Pour de telles industries, seules les économies d’échelles résultant de l’utilisation des pleines capacités pourront permettre la réduction des coûts unitaires de production et la baisse des prix aux consommateurs. Or, l’exigüité des marchés nationaux, la tendance et les conditions défavorables du marché mondial ne plaident pas à la réalisation d’économies d’échelles et à la compétitivité des entreprises. L’exemple de la Sococim-Industries et des Ciments du Sahel qui se partagent actuellement le marché national du ciment et qui fonctionnent à la moitié de leur capacité actuelle, en dépit de leurs exportations, est illustratif d’un déséquilibre gravissime des mécanismes du marché national.
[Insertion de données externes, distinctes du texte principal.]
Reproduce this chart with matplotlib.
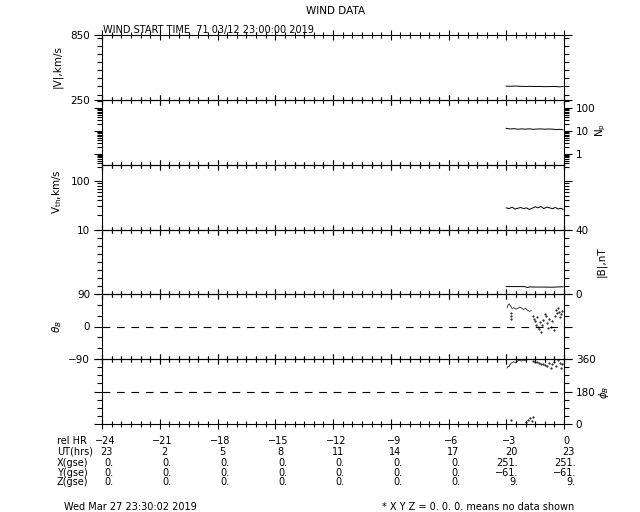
import matplotlib
matplotlib.use('Agg')
import matplotlib.pyplot as plt
import matplotlib.transforms as mtransforms
from matplotlib.ticker import MultipleLocator, FixedLocator, NullFormatter

plt.rcParams['font.family'] = 'DejaVu Sans'
plt.rcParams['font.size'] = 7

# data (hours relative to end)
hrs_v = [-3.0, -2.75, -2.5, -2.25, -2.0, -1.75, -1.5, -1.25, -1.0, -0.75, -0.5, -0.25, -0.05]
v = [378, 377, 379, 376, 375, 376, 374, 375, 373, 374, 375, 372, 374]

hrs_np = [-3.0, -2.8, -2.6, -2.4, -2.2, -2.0, -1.8, -1.6, -1.4, -1.2, -1.0, -0.8, -0.6, -0.4, -0.2, -0.05]
np_vals = [13.0, 12.2, 12.6, 11.9, 12.3, 12.0, 12.4, 11.8, 12.1, 12.3, 11.9, 12.2, 12.0, 11.6, 11.8, 11.2]

hrs_vth = [-3.0, -2.85, -2.7, -2.55, -2.4, -2.25, -2.1, -1.95, -1.8, -1.65, -1.5,
           -1.35, -1.2, -1.05, -0.9, -0.75, -0.6, -0.45, -0.3, -0.15, -0.05]
vth = [28, 27, 29, 26.5, 27.5, 28.5, 27, 28, 26, 27.5, 29.5, 28, 30, 27, 29, 28, 27, 28.5, 26.5, 27.5, 26]

hrs_b = [-3.0, -2.6, -2.2, -2.0, -1.9, -1.8, -1.4, -1.0, -0.6, -0.3, -0.05]
b = [4.6, 4.6, 4.6, 4.5, 4.0, 4.4, 4.3, 4.3, 4.2, 4.4, 4.5]

theta_line_h = [-2.95, -2.9, -2.85, -2.8, -2.75, -2.7, -2.6, -2.5, -2.4, -2.3, -2.2, -2.1, -2.0, -1.9, -1.8, -1.7]
theta_line = [52, 60, 63, 58, 55, 50, 52, 48, 50, 54, 51, 47, 50, 45, 42, 44]
theta_pts_h = [-2.75, -2.75, -2.75, -1.6, -1.55, -1.5, -1.45, -1.4, -1.35, -1.3, -1.25, -1.2, -1.15, -1.1,
               -1.0, -0.95, -0.9, -0.85, -0.8, -0.7, -0.6, -0.5, -0.45, -0.4, -0.35, -0.3, -0.25, -0.2, -0.15, -0.1]
theta_pts = [38, 30, 22, 30, 22, 15, 5, 25, 0, -8, 12, -15, 3, 18, 35, 28, 10, -5, 20, 0, 15, -10,
             30, 45, 38, 50, 40, 25, 35, 42]

phi_line_h = [-2.95, -2.9, -2.85, -2.8, -2.7, -2.6, -2.5, -2.4, -2.3, -2.2, -2.1, -2.0]
phi_line = [310, 320, 318, 330, 340, 345, 338, 350, 352, 348, 355, 350]
phi_pts_h = [-1.6, -1.5, -1.4, -1.3, -1.2, -1.1, -1.0, -0.9, -0.8, -0.7, -0.6, -0.5, -0.4, -0.3, -0.2,
             -0.15, -0.1, -2.75, -1.95, -1.85, -1.75, -1.65, -1.6]
phi_pts = [350, 345, 345, 340, 335, 330, 325, 320, 340, 310, 330, 345, 320, 355, 340, 310, 330,
           20, 10, 20, 35, 15, 40]

rel_hr = ['\u221224', '\u221221', '\u221218', '\u221215', '\u221212', '\u22129', '\u22126', '\u22123', '0']
ut_hrs = ['23', '2', '5', '8', '11', '14', '17', '20', '23']
x_gse = ['0.', '0.', '0.', '0.', '0.', '0.', '0.', '251.', '251.']
y_gse = ['0.', '0.', '0.', '0.', '0.', '0.', '0.', '\u221261.', '\u221261.']
z_gse = ['0.', '0.', '0.', '0.', '0.', '0.', '0.', '9.', '9.']
col_hrs = [-24, -21, -18, -15, -12, -9, -6, -3, 0]

fig = plt.figure(figsize=(6.4, 5.12), dpi=100)
W, H = 640.0, 512.0
left, right = 102, 564
tops = [35, 100, 165, 229.5, 294, 359]
bottoms = [100, 165, 229.5, 294, 359, 424]

axes = []
for t, bt in zip(tops, bottoms):
    ax = fig.add_axes([left / W, 1 - bt / H, (right - left) / W, (bt - t) / H])
    ax.set_xlim(-24, 0)
    ax.xaxis.set_major_locator(MultipleLocator(3))
    ax.xaxis.set_minor_locator(MultipleLocator(0.5))
    ax.tick_params(axis='x', which='both', direction='inout', top=True, bottom=True,
                   labelbottom=False, width=0.8)
    ax.tick_params(axis='x', which='major', length=7)
    ax.tick_params(axis='x', which='minor', length=4)
    ax.tick_params(axis='y', which='both', direction='out', left=True, right=True, width=0.8)
    ax.tick_params(axis='y', which='major', length=6, labelsize=7.5, pad=2.5)
    ax.tick_params(axis='y', which='minor', length=3.5)
    for s in ax.spines.values():
        s.set_linewidth(0.8)
    ax.patch.set_alpha(0)
    axes.append(ax)

lw = 0.7
ax1, ax2, ax3, ax4, ax5, ax6 = axes

# |V|
ax1.plot(hrs_v, v, 'k-', lw=lw)
ax1.set_ylim(250, 850)
ax1.yaxis.set_major_locator(FixedLocator([250, 850]))
ax1.yaxis.set_minor_locator(MultipleLocator(75))

# Np
ax2.plot(hrs_np, np_vals, 'k-', lw=lw)
ax2.set_yscale('log')
ax2.set_ylim(0.33, 223)
ax2.yaxis.set_major_locator(FixedLocator([1, 10, 100]))
ax2.yaxis.set_major_formatter(plt.FixedFormatter(['1', '10', '100']))
ax2.yaxis.set_minor_formatter(NullFormatter())
ax2.tick_params(axis='y', labelleft=False, labelright=True)

# Vth
ax3.plot(hrs_vth, vth, 'k-', lw=lw)
ax3.set_yscale('log')
ax3.set_ylim(10, 215)
ax3.yaxis.set_major_locator(FixedLocator([10, 100]))
ax3.yaxis.set_major_formatter(plt.FixedFormatter(['10', '100']))
ax3.yaxis.set_minor_formatter(NullFormatter())

# |B|
ax4.plot(hrs_b, b, 'k-', lw=lw)
ax4.set_ylim(0, 40)
ax4.yaxis.set_major_locator(FixedLocator([0, 40]))
ax4.yaxis.set_minor_locator(MultipleLocator(5))
ax4.tick_params(axis='y', labelleft=False, labelright=True)

# theta
ax5.plot(theta_line_h, theta_line, 'k-', lw=0.5)
ax5.plot(theta_pts_h, theta_pts, 'k.', ms=1.0)
ax5.axhline(0, color='k', lw=0.8, ls=(0, (7, 6)))
ax5.set_ylim(-90, 90)
ax5.yaxis.set_major_locator(FixedLocator([-90, 0, 90]))
ax5.yaxis.set_major_formatter(plt.FixedFormatter(['\u221290', '0', '90']))
ax5.yaxis.set_minor_locator(MultipleLocator(30))

# phi
ax6.plot(phi_line_h, phi_line, 'k-', lw=0.5)
ax6.plot(phi_pts_h, phi_pts, 'k.', ms=1.0)
ax6.axhline(180, color='k', lw=0.8, ls=(0, (7, 6)))
ax6.set_ylim(0, 360)
ax6.yaxis.set_major_locator(FixedLocator([0, 180, 360]))
ax6.yaxis.set_minor_locator(MultipleLocator(45))
ax6.tick_params(axis='y', labelleft=False, labelright=True)

# titles and axis names
fig.text(336 / W, 1 - 11 / H, 'WIND DATA', ha='center', va='center', fontsize=7.5)
fig.text(103 / W, 1 - 30 / H, 'WIND START TIME  71 03/12 23:00:00 2019', ha='left', va='center', fontsize=7)
fig.text(57 / W, 1 - 67 / H, '|V|,km/s', rotation=90, ha='center', va='center', fontsize=7.5)
fig.text(601 / W, 1 - 130 / H, r'N$_\mathregular{p}$', rotation=90, ha='center', va='center', fontsize=7.5)
fig.text(57 / W, 1 - 192 / H, r'V$_\mathregular{th}$,km/s', rotation=90, ha='center', va='center', fontsize=7.5)
fig.text(601 / W, 1 - 262 / H, '|B|,nT', rotation=90, ha='center', va='center', fontsize=7.5)
fig.text(57 / W, 1 - 327 / H, r'$\theta_B$', rotation=90, ha='center', va='center', fontsize=7.5)
fig.text(604 / W, 1 - 392 / H, r'$\phi_B$', rotation=90, ha='center', va='center', fontsize=7.5)

# table under the plot
trans = mtransforms.blended_transform_factory(ax6.transData, fig.transFigure)
rows = [('rel HR', rel_hr, 441, 0.15, 'center'),
        ('UT(hrs)', ut_hrs, 452, 0.25, 'center'),
        ('X(gse)', x_gse, 463, 0.62, 'right'),
        ('Y(gse)', y_gse, 472.5, 0.62, 'right'),
        ('Z(gse)', z_gse, 482, 0.62, 'right')]
for name, vals, ypx, off, ha in rows:
    fig.text(57 / W, 1 - ypx / H, name, ha='left', va='center', fontsize=7)
    for h, s in zip(col_hrs, vals):
        fig.text(h + off, 1 - ypx / H, s, ha=ha, va='center', fontsize=7, transform=trans)

fig.text(64 / W, 1 - 507 / H, 'Wed Mar 27 23:30:02 2019', ha='left', va='center', fontsize=7)
fig.text(382 / W, 1 - 507 / H, '* X Y Z = 0. 0. 0. means no data shown', ha='left', va='center', fontsize=7)

fig.savefig('out.png', dpi=100)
L’intégration de structures productives par la spécialisation industrielle de pays fortement dotés pour la matière première et le renoncement à la production de ciment de pays ne possédant pas de dotations factorielles suffisantes, pouvaient régler la question dans le cadre de nos organes de coopération multilatérale. Mais, il faut se rendre à l’évidence que les égoïsmes nationaux dans nos micros Etats priment sur la nécessité de réaliser l’intégration économique pour de grands marchés homogènes dans l’espace CDEAO.
Le régime libéral précédent, dans le cadre de la réalisation des opportunités d’affaires, devrait demander à Dangote d’investir dans le sucre, compte-tenu de l’insuffisance de l’offre nationale et d’éviter ainsi de provoquer une situation délétère pour la rentabilité des investissements réalisés sur le ciment par Sococim-Industries et les Ciments du Sahel. Maintenant que le vin est tiré, que faire ?
Nous estimons que l’unique solution possible est de spécialiser la production de Dangote à l’exportation, particulièrement au-delà du marché sous-régional, tout en accordant des avantages fiscaux et non fiscaux à cette industrie naissante. Les questions foncières, quelle que soit leur complexité, peuvent toujours trouver des solutions, soit dans le cadre d’un partenariat ou d’une indemnisation. Cependant, les problèmes relatifs à l’adéquation entre l’offre et la demande sont autrement plus ardus, du fait des surcouts occasionnés, en cas de fonctionnement non optimal des installations.